Methods for detecting probable COVID-19 cases from large-scale survey data also reveal probable sex differences in symptom profiles

Front Big Data. 2022 Nov 10:5:1043704. doi: 10.3389/fdata.2022.1043704. eCollection 2022.

Abstract

Background: Daily symptom reporting collected via web-based symptom survey tools holds the potential to improve disease monitoring. Such screening tools might be able to not only discriminate between states of acute illness and non-illness, but also make use of additional demographic information so as to identify how illnesses may differ across groups, such as biological sex. These capabilities may play an important role in the context of future disease outbreaks.

Objective: Use data collected via a daily web-based symptom survey tool to develop a Bayesian model that could differentiate between COVID-19 and other illnesses and refine this model to identify illness profiles that differ by biological sex.

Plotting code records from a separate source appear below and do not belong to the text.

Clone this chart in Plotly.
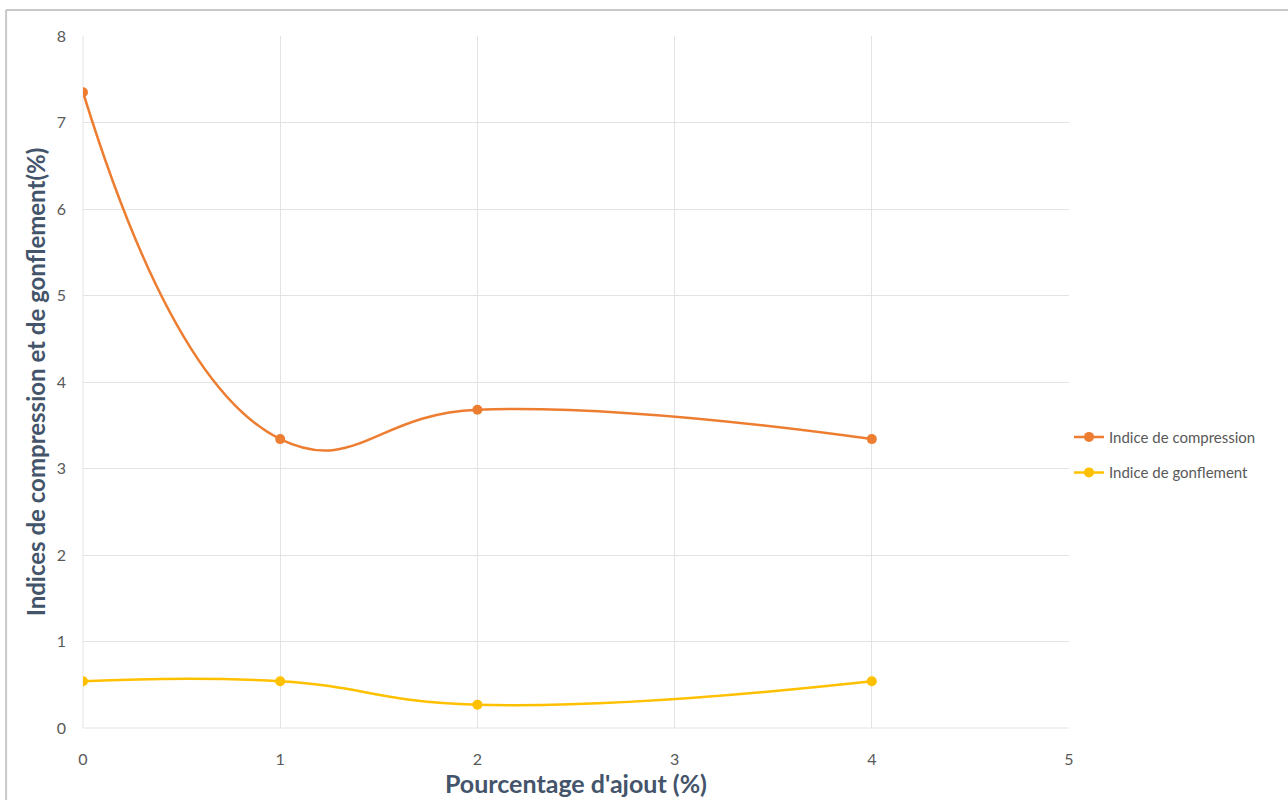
import plotly.graph_objects as go

# Pourcentage d'ajout (%)
ajout = [0, 1, 2, 4]
# Indices (%)
compression = [7.35, 3.34, 3.68, 3.34]
gonflement = [0.54, 0.54, 0.27, 0.54]

x_ticks = [0, 1, 2, 3, 4, 5]
y_ticks = [0, 1, 2, 3, 4, 5, 6, 7, 8]

ORANGE = "#ED7D31"
YELLOW = "#FFC000"
TICK_COLOR = "#595959"
TITLE_COLOR = "#44546A"
GRID = "#E3E3E3"
FONT = "Lato, 'Open Sans', sans-serif"

fig = go.Figure()
fig.add_trace(go.Scatter(
    x=ajout, y=compression, name="Indice de compression",
    legendgroup="c",
    mode="lines+markers",
    line=dict(color=ORANGE, width=2.5, shape="spline", smoothing=1.3),
    marker=dict(color=ORANGE, size=10),
))
fig.add_trace(go.Scatter(
    x=ajout, y=gonflement, name="Indice de gonflement",
    legendgroup="g",
    mode="lines+markers",
    line=dict(color=YELLOW, width=2.5, shape="spline", smoothing=1.3),
    marker=dict(color=YELLOW, size=10),
))

# outer chart frame (top and left edges)
fig.add_shape(type="line", xref="paper", yref="paper",
              x0=-0.078, x1=1.3, y0=1.0376, y1=1.0376,
              line=dict(color="#C8C8C8", width=2))
fig.add_shape(type="line", xref="paper", yref="paper",
              x0=-0.078, x1=-0.078, y0=1.0376, y1=-0.2,
              line=dict(color="#C8C8C8", width=2))

fig.update_layout(
    width=1288, height=800,
    margin=dict(l=83, r=219, t=36, b=72),
    paper_bgcolor="white", plot_bgcolor="white",
    font=dict(family=FONT, color=TICK_COLOR, size=16),
    showlegend=True,
    legend=dict(
        x=1.0, xanchor="left", y=0.395, yanchor="middle",
        font=dict(size=15, color=TICK_COLOR),
        bgcolor="rgba(0,0,0,0)", tracegroupgap=13,
        itemwidth=30,
    ),
    xaxis=dict(
        range=[0, 5], tickvals=x_ticks, showgrid=True, gridcolor=GRID,
        gridwidth=1, zeroline=False, showline=False, ticks="",
        ticklabelstandoff=20, automargin=False,
        title=dict(text="<b>Pourcentage d'ajout (%)</b>",
                   font=dict(size=25, color=TITLE_COLOR, family=FONT),
                   standoff=4),
    ),
    yaxis=dict(
        range=[0, 8], tickvals=y_ticks, showgrid=True, gridcolor=GRID,
        gridwidth=1, zeroline=False, showline=False, ticks="",
        ticklabelstandoff=16, automargin=False,
        title=dict(text="<b>Indices de compression et de gonflement(%)</b>",
                   font=dict(size=24, color=TITLE_COLOR, family=FONT),
                   standoff=4),
    ),
)
# left and bottom plot edges drawn as grid-like lines
fig.add_shape(type="line", xref="paper", yref="paper", x0=0, x1=0, y0=0, y1=1,
              line=dict(color=GRID, width=1), layer="below")
fig.add_shape(type="line", xref="paper", yref="paper", x0=0, x1=1, y0=0, y1=0,
              line=dict(color=GRID, width=1), layer="below")

fig.write_html("out.html")
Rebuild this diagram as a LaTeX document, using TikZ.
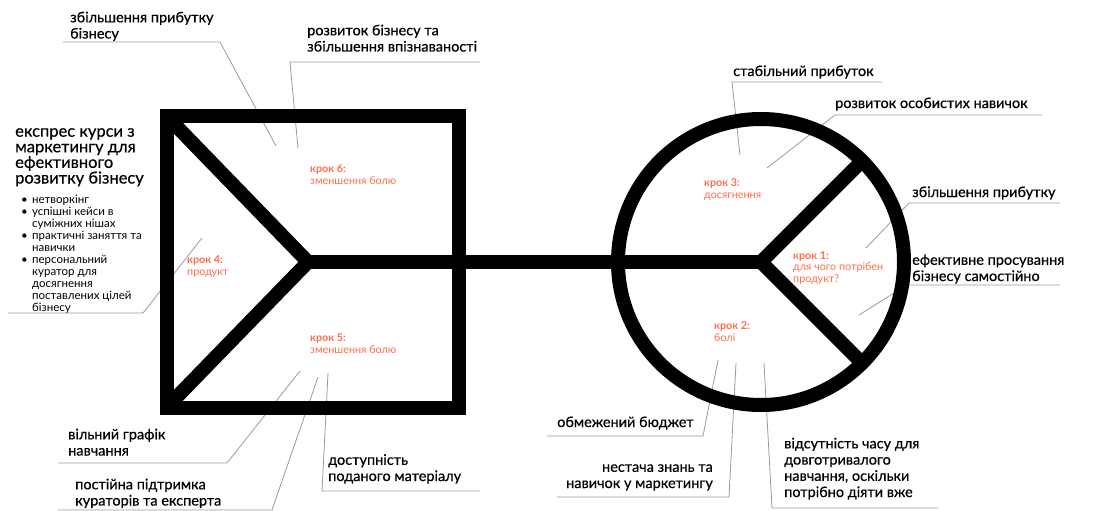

Methods: We used daily symptom profiles to plot symptom progressions for COVID-19, influenza (flu), and the common cold. We then built a Bayesian network to discriminate between these three illnesses based on daily symptom reports. We further separated out the COVID-19 cohort into self-reported female and male subgroups to observe any differences in symptoms relating to sex. We identified key symptoms that contributed to a COVID-19 prediction in both males and females using a logistic regression model.

Results: Although the Bayesian model performed only moderately well in identifying a COVID-19 diagnosis (71.6% true positive rate), the model showed promise in being able to differentiate between COVID-19, flu, and the common cold, as well as periods of acute illness vs. non-illness. Additionally, COVID-19 symptoms differed between the biological sexes; specifically, fever was a more important symptom in identifying subsequent COVID-19 infection among males than among females.

Conclusion: Web-based symptom survey tools hold promise as tools to identify illness and may help with coordinated disease outbreak responses. Incorporating demographic factors such as biological sex into predictive models may elucidate important differences in symptom profiles that hold implications for disease detection.

Keywords: Bayesian network; infectious disease; mHealth; public health; sex as a biological variable.